第6話では、劇中のカリスマバンド、SICK HACKのベース&ボーカルである廣井きくり(声:千本木彩花)とぼっちによるギターとベースだけのインストゥルメンタル演奏が放送。第8話では結束バンドのライブで演奏され、イントロの前にぼっちのテクニカルなギターソロが加えられた。物語の展開に沿って、同一楽曲の様々なバージョンがあることも魅力の一因となっている。

バンドものアニメの定番である文化祭ライブはテレビアニメのクライマックスだ。文化祭でのステージが描かれた第12話では、「忘れてやらない」と「星座になれたら」の2曲が使用された。ポップで清涼感あふれる「忘れてやらない」。一方の「星座になれたら」はキメのイントロ、跳ねたビート、シティポップ調の爽やかなメロディが秀逸。劇中では、演奏中にギターの1弦が切れ、続けて2弦のペグも狂ってしまったぼっちが機転を利かせ、きくりが飲んでいた酒のカップを使ったボトルネック奏法を披露する。スリリングでダイナミックな演奏が強い印象を残した。

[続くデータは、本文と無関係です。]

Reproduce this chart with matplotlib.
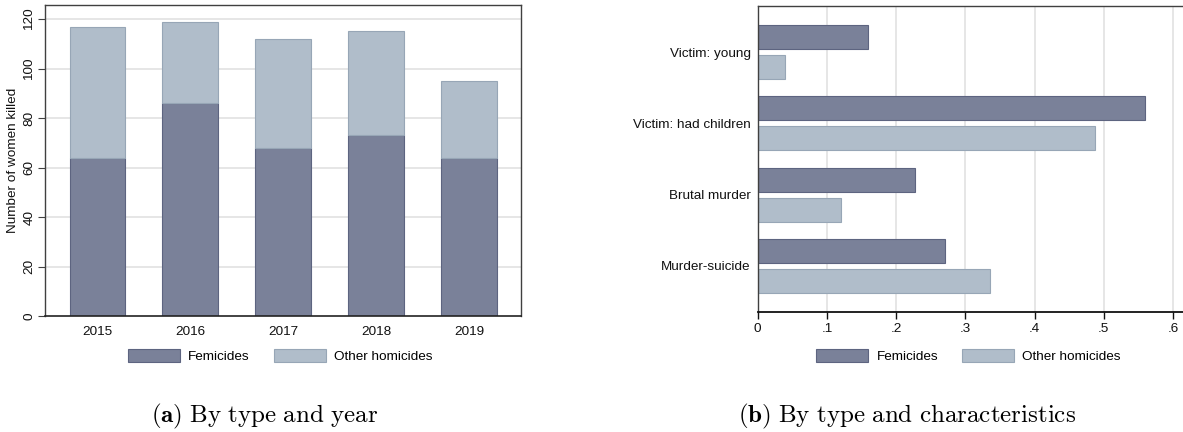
import matplotlib
matplotlib.use("Agg")
import matplotlib.pyplot as plt
from matplotlib.patches import Patch
import numpy as np

# --- data -------------------------------------------------------------
years = [2015, 2016, 2017, 2018, 2019]
femicides_by_year = [64, 86, 68, 73, 64]
other_by_year = [53, 33, 44, 42, 31]          # stacked on top of femicides

characteristics = ["Victim: young", "Victim: had children", "Brutal murder", "Murder-suicide"]
femicides_share = [0.16, 0.56, 0.228, 0.27]
other_share = [0.04, 0.488, 0.12, 0.335]

y_ticks_a = [0, 20, 40, 60, 80, 100, 120]
x_ticks_b = [0, 0.1, 0.2, 0.3, 0.4, 0.5, 0.6]
x_ticklabels_b = ["0", ".1", ".2", ".3", ".4", ".5", ".6"]

series_names = ["Femicides", "Other homicides"]

# --- style ------------------------------------------------------------
FEM_FILL, FEM_EDGE = "#7a8199", "#5d6480"
OTH_FILL, OTH_EDGE = "#b0bdca", "#97a6b6"
GRID = "#e6e6e6"
FRAME = "#404040"

plt.rcParams["font.family"] = ["Liberation Sans", "DejaVu Sans"]
plt.rcParams["font.size"] = 9.7
plt.rcParams["mathtext.fontset"] = "cm"

W, H = 1183, 432
fig = plt.figure(figsize=(W / 100, H / 100), dpi=100)


def frac_box(x0, x1, ytop, ybot):
    return [x0 / W, 1 - ybot / H, (x1 - x0) / W, (ybot - ytop) / H]


# --- (a) stacked bars by year -----------------------------------------
ax1 = fig.add_axes(frac_box(45, 521, 5, 316))
ax1.bar(years, femicides_by_year, width=0.6, color=FEM_FILL, edgecolor=FEM_EDGE,
        linewidth=0.8, zorder=2)
ax1.bar(years, other_by_year, bottom=femicides_by_year, width=0.6, color=OTH_FILL,
        edgecolor=OTH_EDGE, linewidth=0.8, zorder=2)
ax1.set_xlim(2014.435, 2019.56)
ax1.set_ylim(0, 125.7)
ax1.set_yticks(y_ticks_a)
for v in y_ticks_a[1:]:
    ax1.axhline(v, color=GRID, linewidth=1.4, zorder=1)
ax1.set_xticks(years)
ax1.tick_params(axis="x", length=0, pad=7, labelsize=9.7, colors="#111111")
ax1.tick_params(axis="y", length=5, width=0.8, color=FRAME, pad=2, labelsize=9.7,
                labelrotation=90, labelcolor="#111111")
for lab in ax1.get_yticklabels():
    lab.set_va("center")
ax1.set_ylabel("Number of women killed", fontsize=9.7, labelpad=3, color="#111111")
for side in ["left", "top", "right"]:
    ax1.spines[side].set_color(FRAME)
    ax1.spines[side].set_linewidth(1.0)
ax1.spines["bottom"].set_color("#222222")
ax1.spines["bottom"].set_linewidth(1.2)

# --- (b) grouped horizontal bars by characteristic --------------------
x_right = 757.7 + 0.62 * 692
ax2 = fig.add_axes(frac_box(757.7, x_right, 6, 312))
pos = np.arange(len(characteristics))
ax2.barh(pos - 0.21, femicides_share, height=0.34, color=FEM_FILL, edgecolor=FEM_EDGE,
         linewidth=0.8, zorder=2)
ax2.barh(pos + 0.21, other_share, height=0.34, color=OTH_FILL, edgecolor=OTH_EDGE,
         linewidth=0.8, zorder=2)
ax2.set_ylim(3.645, -0.645)
ax2.set_xlim(0, 0.62)
ax2.set_yticks(pos)
ax2.set_yticklabels(characteristics)
ax2.set_xticks(x_ticks_b)
ax2.set_xticklabels(x_ticklabels_b)
for v in x_ticks_b[1:]:
    ax2.axvline(v, color=GRID, linewidth=1.4, zorder=1)
ax2.tick_params(axis="y", length=0, pad=5, labelsize=9.7, labelcolor="#111111")
ax2.tick_params(axis="x", length=5, width=1.0, color="#111111", pad=3, labelsize=9.7,
                labelcolor="#111111")
ax2.spines["right"].set_visible(False)
for side in ["left", "top"]:
    ax2.spines[side].set_color(FRAME)
    ax2.spines[side].set_linewidth(1.0)
ax2.spines["bottom"].set_color("#111111")
ax2.spines["bottom"].set_linewidth(1.3)

# --- legends ----------------------------------------------------------
def legend_handles():
    return [Patch(facecolor=FEM_FILL, edgecolor=FEM_EDGE, linewidth=0.8, label=series_names[0]),
            Patch(facecolor=OTH_FILL, edgecolor=OTH_EDGE, linewidth=0.8, label=series_names[1])]


for cx in (280, 968.5):
    fig.legend(handles=legend_handles(), loc="center", bbox_to_anchor=(cx / W, 1 - 356 / H),
               ncol=2, frameon=False, fontsize=9.7, handlelength=3.86, handleheight=1.04,
               handletextpad=0.6, columnspacing=1.78, borderpad=0.2)

# --- sub-captions -----------------------------------------------------
fig.text(264.5 / W, 1 - 416 / H, r"$\mathbf{(a)}$ $\mathrm{By\ type\ and\ year}$",
         ha="center", va="center", fontsize=18)
fig.text(907 / W, 1 - 416 / H, r"$\mathbf{(b)}$ $\mathrm{By\ type\ and\ characteristics}$",
         ha="center", va="center", fontsize=18)

fig.savefig("out.png", dpi=100, facecolor="white")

これら楽曲はアルバム「結束バンド」に収録。オープニングテーマ、エンディングテーマ、劇中歌に加え、「ひみつ基地」「ラブソングが歌えない」などの新曲も収録されている。このアルバムは、轟音、キメ、ギターリフ、ループ、変速リズム、ダンスビートなど、2000年代初頭のライブシーンを盛り上げた邦ロックバンドたちの様々な要素が凝縮された1枚。オリコンやBillboardなどの音楽チャートでは1位を獲得した。

また、人気ロックフェスをモチーフにしたライブイベント「BOCCHI IN JAPAN」「NUMBER BOCCHI」なども行い、昨年はZepp Hanedaで初のワンマンライブ「結束バンドLIVE-恒星-」が実施された。今年5月に開催された野外音楽フェス「JAPAN JAM 2024」にも出演し、アジカンや10-FEETらと同じステージに立っている。

「ぼっち・ざ・ろっく!」は、高校の先輩や後輩、大学生や大人が混在するライブハウスという縦社会で、決してなれ合うのではなく、揉まれながら成長する姿が描かれたところにリアリティを感じる。2000年代初頭の邦ロックとライブハウスシーンに精通した作者であればこそのストーリー展開は絶妙だ。また、ロックバンドとライブを熟知した作詞・作曲陣による楽曲は、バンドがアツかった時代の、ライブのスリリングさや高揚感、楽しさを呼び覚ましてくれた。コロナで打撃を受けたライブシーンに、希望の光を与えたとも言っていい。その熱は冷めることなく、ますます熱く燃え上がっていきそうだ。